砂連尾:色んな方に「地域の先輩」として来ていただいたけど、皆さんアクが強い(笑)。いわゆる「アート」の世界にいる人たちではないんだけど、強烈な個性がある人たちに関わってもらえた。逆にいえば、今までの「アート」はそういう人たちとの関わりを自分たちの文脈から切り離してたというか。久保田さんも人生の話とか、子供にはちょっとワケのわからなそうな話をしたんだけど、理解できなくても、なんかヘンな人がいる、こんな大人もいる、ということにふれる経験が、大きい意味での「文化」を作っていくんじゃないかな。学校では教えない生き方をしている人たちに出会える場をADDで作れたと思う。

木村:街中では、面白そうな人がいても、怪しまれちゃったりしますからね。

砂連尾:芸小ホールでADDを担当してくれた斉藤さんが、そういう場作りを後押ししてくれたのも大きいです。例えば最終成果発表でサックスを演奏してくれた安藤容子さんも、斉藤さんから「ワークショップに参加する子供のお母さんだけど、彼女自身も演奏家ですよ」と教えてもらったんです。あまり経験がなかったらしいですが、楽しんでくれていましたね。こうやって人の輪が広がって、今後も面白いことを国立で色々できたらいいなと。

久保田さんの予測できないアクションに、子供たちが惹きつけられる

――「地域の先輩」にお声がけする時の、砂連尾さんの無茶振りもすごかったです。ラクロスの鈴木先生にダンスのワークショップをお願いしたり、トリニダード・トバゴのモリースさんとかも。

砂連尾:谷保天満宮の獅子舞を見に行ったら、禰宜さんと話しているモリースさんを見かけて、聞いたらトリニダード・トバゴの人だというので、とりあえず会ってみようと。現地にはどんな踊りがあるか聞いたら「ベレ」っていうのがあると。それ教えられますか?って。

木村:すごい(笑)。

砂連尾:そしたら、「いや、そんな自分なんか...」「いやいや、大丈夫だから」なんて言ってたら、彼の同郷の知り合いで踊りが得意なズィアさんと一緒にやってもらえることになったんだよね。

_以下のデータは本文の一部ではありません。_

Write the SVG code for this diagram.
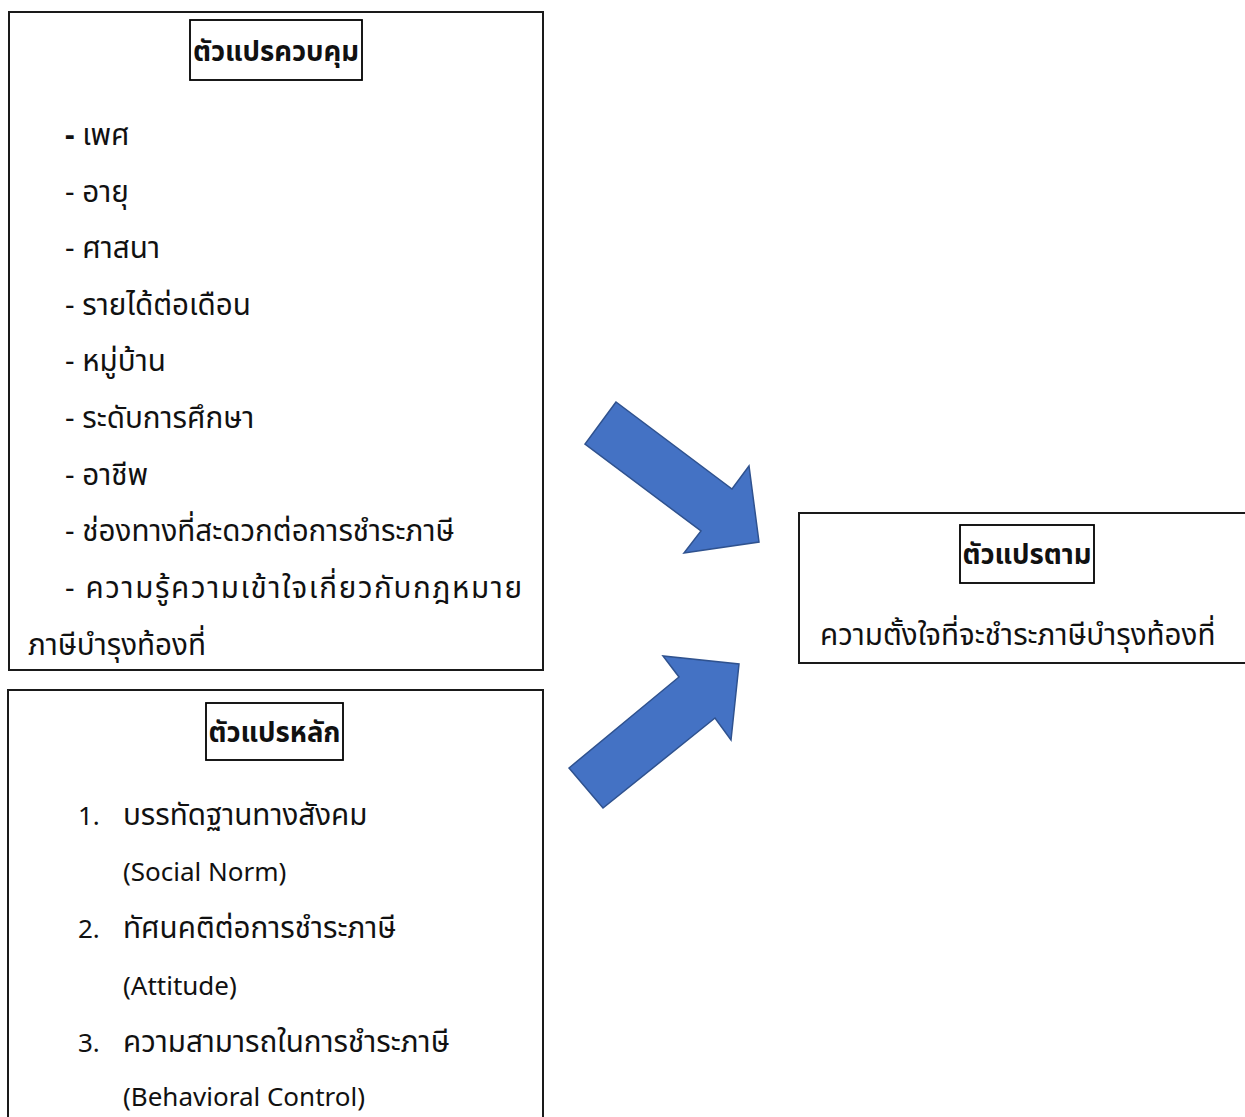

木村:ふだん踊りを教えているわけではない人が、「子供たちに教えてください」って声をかけたことで、ちょっと練習して来てくれるとか、楽しいですよね。表現をしている人も街に色々いるわけだし...。そうやって街の人を「地域の先輩」として見てみる、っていうのは重要だなと。盆踊りの大竹さんも、お仕事を持ちながら、踊りが好きで好きで続けてきたという感じですよね。でも、ダンスの根源的なことはプロじゃなくても伝えることができるのかもしれないと思いました。もちろん子供たちがプロに接して、技術的なことを教わるのもすごく重要なことだと思いますけど、そうじゃなくて、好きで踊ってるとか、もう少し「暮らし」のレベルで、習慣として、その人の体にあるダンス...そういうのを、「習う」というより「一緒に踊る」感覚ですね。そこに街とか人の可能性みたいなものを感じました。

―― 最後の成果発表でも、先生と子供たちが一緒に踊っていましたね。

砂連尾:専門性がない大人の場合、自分が誰かから習ったものをまた誰かに教える時に、教える/教わるっていう関係のヒエラルキーがあまり強くならない、というのはあるかもしれないですね。